Le temps des persécutions

La fin du XIXème siècle voit l’arrivée d’une série de lois anti-cléricales.

En 1880, la loi qui instituait l’aumônerie militaire est abrogée après six ans d’existence. On accuse les Eudistes de faire du prosélytisme auprès des soldats, on leur interdit l’accès aux casernes et on interdit aux militaires de venir au Foyer du soldat.

Grâce au courage du Supérieur Général des Eudistes, de l’aumônier de Notre-Dame des Armées et de quelques militaires, la plupart des soldats continuent d’assister à la messe à la chapelle malgré les menaces.

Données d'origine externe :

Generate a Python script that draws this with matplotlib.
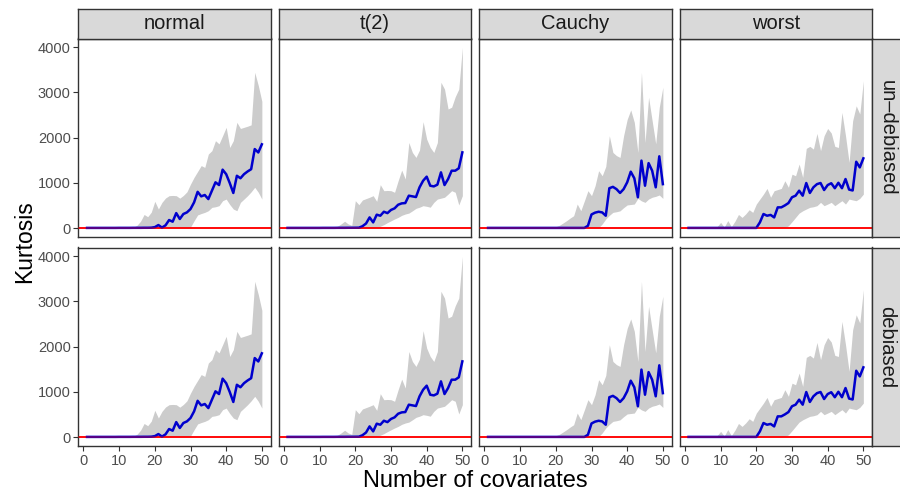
import numpy as np
import matplotlib
matplotlib.use("Agg")
import matplotlib.pyplot as plt

plt.rcParams['font.family'] = ['Liberation Sans', 'DejaVu Sans']

# ---------------- data ----------------
n_covariates = np.arange(1, 51)

dists = ["normal", "t(2)", "Cauchy", "worst"]
rows = ["un\u2013debiased", "debiased"]

normal_mean = [3, 3, 3, 3, 3, 3, 3, 3, 3, 4, 4, 4, 4, 5, 5, 5, 6, 6, 8, 20,
               66, 10, 60, 177, 140, 330, 200, 310, 346, 420,
               567, 800, 700, 730, 640, 825, 1010, 950, 1290, 1190,
               995, 775, 1155, 1100, 1190, 1250, 1300, 1745, 1670, 1850]
normal_upper = [8, 8, 8, 8, 8, 8, 8, 8, 8, 10, 10, 12, 15, 20, 60, 150, 300, 250, 350, 590,
                420, 567, 663, 715, 720, 715, 660, 720, 800, 970,
                1120, 1250, 1380, 1340, 1635, 1710, 1930, 1860, 2040, 2225,
                1780, 1930, 2335, 2200, 2225, 2250, 2280, 3440, 3150, 2800]
normal_lower = [1, 1, 1, 1, 1, 1, 1, 1, 1, 1, 1, 1, 1, 1, 1, 1, 1, 1, 1, 1,
                1, 1, 1, 1, 1, 1, 1, 1, 2, 20,
                160, 290, 320, 346, 383, 457, 470, 494, 604, 640,
                520, 420, 383, 567, 640, 715, 800, 900, 790, 640]

t2_mean = [3, 3, 3, 3, 3, 3, 3, 3, 3, 3, 4, 4, 4, 4, 5, 5, 5, 6, 6, 7,
           8, 40, 100, 235, 125, 295, 272, 360, 330, 400,
           435, 515, 545, 552, 715, 700, 685, 900, 1045, 1135,
           935, 920, 958, 1230, 950, 1083, 1267, 1267, 1320, 1672]
t2_upper = [8, 8, 8, 8, 8, 8, 8, 8, 8, 10, 10, 10, 12, 15, 40, 90, 150, 90, 60, 604,
            515, 620, 650, 680, 715, 590, 958, 825, 830, 825,
            790, 1045, 1280, 1083, 1890, 1670, 1560, 1725, 2350, 1965,
            1780, 1670, 1890, 3220, 3070, 2630, 2670, 2900, 3070, 3990]
t2_lower = [1, 1, 1, 1, 1, 1, 1, 1, 1, 1, 1, 1, 1, 1, 1, 1, 1, 1, 1, 1,
            1, 1, 1, 1, 1, 10, 40, 75, 120, 160,
            200, 235, 280, 310, 330, 380, 435, 460, 494, 480,
            460, 567, 640, 660, 680, 750, 825, 790, 510, 715]

cauchy_mean = [3, 3, 3, 3, 3, 3, 3, 3, 3, 3, 3, 3, 3, 3, 3, 3, 3, 3, 3, 3,
               3, 3, 3, 3, 3, 3, 3, 3, 50, 300,
               340, 360, 345, 272, 880, 910, 860, 775, 860, 1010,
               1245, 1100, 680, 1490, 935, 1435, 1267, 900, 1585, 970]
cauchy_upper = [8, 8, 8, 8, 8, 8, 8, 8, 8, 8, 8, 8, 8, 8, 8, 8, 8, 8, 8, 30,
                60, 110, 162, 220, 272, 530, 383, 600, 825, 715,
                935, 1267, 1155, 1360, 2040, 1670, 1600, 1560, 2040, 2400,
                2610, 2335, 1670, 3440, 1890, 2890, 2370, 1860, 2670, 3110]
cauchy_lower = [1, 1, 1, 1, 1, 1, 1, 1, 1, 1, 1, 1, 1, 1, 1, 1, 1, 1, 1, 1,
                1, 1, 1, 1, 1, 1, 1, 1, 1, 1,
                1, 10, 90, 200, 280, 346, 360, 380, 450, 510,
                520, 530, 655, 600, 567, 640, 680, 700, 730, 655]

worst_mean = [3, 3, 3, 3, 3, 3, 3, 3, 3, 3, 3, 3, 3, 3, 3, 3, 3, 3, 3, 3,
              125, 310, 272, 290, 235, 457, 457, 500, 552, 680,
              715, 825, 715, 995, 775, 900, 970, 995, 840, 950,
              990, 880, 1000, 880, 1083, 850, 830, 1465, 1340, 1540]
worst_upper = [8, 8, 8, 8, 8, 8, 8, 8, 30, 125, 20, 165, 30, 150, 300, 235, 310, 405, 346, 530,
               640, 750, 875, 680, 825, 850, 875, 1045, 900, 1190,
               1155, 1414, 1120, 1760, 1805, 1745, 2090, 1710, 2040, 2200,
               2100, 1805, 1780, 2555, 2040, 1450, 2370, 2700, 2520, 3255]
worst_lower = [1, 1, 1, 1, 1, 1, 1, 1, 1, 1, 1, 1, 1, 1, 1, 1, 1, 1, 1, 1,
               1, 1, 1, 1, 1, 1, 1, 10, 50, 140,
               235, 330, 380, 420, 457, 470, 494, 567, 494, 530,
               567, 494, 550, 604, 530, 640, 620, 604, 655, 750]

means = {"normal": normal_mean, "t(2)": t2_mean, "Cauchy": cauchy_mean, "worst": worst_mean}
uppers = {"normal": normal_upper, "t(2)": t2_upper, "Cauchy": cauchy_upper, "worst": worst_upper}
lowers = {"normal": normal_lower, "t(2)": t2_lower, "Cauchy": cauchy_lower, "worst": worst_lower}

x_ticks = [0, 10, 20, 30, 40, 50]
y_ticks = [0, 1000, 2000, 3000, 4000]

# ---------------- layout ----------------
W, H = 900, 497
fig = plt.figure(figsize=(W / 100, H / 100), dpi=100)

panel_left_px = [78.3, 278.8, 479.3, 679.8]
panel_w_px = 192.3
panel_top_px = [38.5, 247.5]
panel_h_px = 198.5
strip_px = 29.5

border_col = "#333333"
tick_col = "#4D4D4D"

for r, rowname in enumerate(rows):
    for c, d in enumerate(dists):
        l = panel_left_px[c] / W
        b = 1 - (panel_top_px[r] + panel_h_px) / H
        ax = fig.add_axes([l, b, panel_w_px / W, panel_h_px / H])
        ax.fill_between(n_covariates, lowers[d], uppers[d], color="#CCCCCC", lw=0, zorder=1)
        ax.axhline(0, color="#FF0000", lw=1.3, zorder=2)
        ax.plot(n_covariates, means[d], color="#0000CD", lw=1.8, zorder=3, solid_joinstyle="round")
        ax.axhline(0, color="#FF0000", lw=1.1, alpha=0.45, zorder=4)
        ax.set_xlim(-1.45, 52.45)
        ax.set_ylim(-198, 4188)
        ax.set_xticks(x_ticks)
        ax.set_yticks(y_ticks)
        for s in ax.spines.values():
            s.set_color(border_col)
            s.set_linewidth(1.0)
        ax.tick_params(axis="both", length=3.5, width=0.8, color=border_col,
                       labelcolor=tick_col, labelsize=10.5, pad=2)
        if c != 0:
            ax.tick_params(axis="y", length=0, labelleft=False)
        if r != len(rows) - 1:
            ax.tick_params(axis="x", length=0, labelbottom=False)

        # top strips
        if r == 0:
            sax = fig.add_axes([l, 1 - panel_top_px[0] / H, panel_w_px / W, strip_px / H])
            sax.set_facecolor("#D9D9D9")
            sax.set_xticks([]); sax.set_yticks([])
            for s in sax.spines.values():
                s.set_color(border_col); s.set_linewidth(1.0)
            sax.text(0.5, 0.5, d, ha="center", va="center", fontsize=14.5,
                     color="#1A1A1A", transform=sax.transAxes)
        # right strips
        if c == len(dists) - 1:
            sax = fig.add_axes([(panel_left_px[c] + panel_w_px) / W, b, strip_px / W, panel_h_px / H])
            sax.set_facecolor("#D9D9D9")
            sax.set_xticks([]); sax.set_yticks([])
            for s in sax.spines.values():
                s.set_color(border_col); s.set_linewidth(1.0)
            sax.text(0.5, 0.5, rowname, ha="center", va="center", fontsize=14.5,
                     color="#1A1A1A", rotation=-90, transform=sax.transAxes)

fig.text(25 / W, 1 - 242 / H, "Kurtosis", rotation=90, ha="center", va="center",
         fontsize=16.5, color="black")
fig.text(475 / W, 1 - 481 / H, "Number of covariates", ha="center", va="center",
         fontsize=17, color="black")

fig.savefig("out.png", dpi=100)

En 1883, un autre avis ministériel interdit le cercle militaire de NDA et il est question de fermer la chapelle.

Après une énergique réclamation de l’aumônier, le père Gueusset, permission est accordée aux soldats de se rendre à la messe mais le regroupement à l’extérieur de la chapelle est interdit.

Avec la loi de 1901 sur les congrégations religieuses, la séparation de l’Eglise et de l’Etat et l’expulsion des congrégations hors de France, la vie officielle devient de plus en plus sectaire. Les Eudistes doivent fermer leur collège Saint-Jean de Béthune. Le mobilier est vendu. Elèves et professeurs sont disséminés dans différents quartiers de Versailles. Pendant un an, le seul endroit où tous peuvent se retrouver est la messe du dimanche à Notre Dame des Armées. Une grande plaque de marbre apposée à droite dans le chœur rappelle cet épisode douloureux.

L’autel de sainte Thérèse

L’autel de sainte Thérèse, au fond de la chapelle, fut béni par Mgr Rolland-Gosselin le 1er mai 1927. Il fut réalisé par François d’Albignac, peintre et sculpteur, fidèle de NDA, dont l’atelier se trouvait dans la maison familiale au 6 impasse des Gendarmes (à l’emplacement actuel du parvis). En lien avec le vocable de NDA, l’autel est dédié aux soldats morts durant la guerre de 1914-18. L’artiste a placé sur le devant de l’autel une croix grecque portant en son centre un casque de Poilu entouré de quatre roses. Le bas relief est surmonté de l’inscription gravée IN MEMORIAM ; la statue de sainte Thérèse, inclinée au-dessus de l’autel, fait tomber le long de sa bure les roses qu’elle porte dans ses mains. L’ensemble aux lignes épurées est dans le plus pur style art-déco.

L’autel, dédié à sainte Thérèse (canonisée en 1925), est la consécration du vœux de l’abbé Marabeuf, directeur du foyer du soldat, et de la dévotion extrêmement forte des Poilus envers la petite carmélite, durant la Grande Guerre. De nombreux soldats portaient en effet sur eux une image de « sœur Thérèse » qui n’était pas encore béatifiée, et un grand nombre de miracles lui furent attribués dans les tranchées.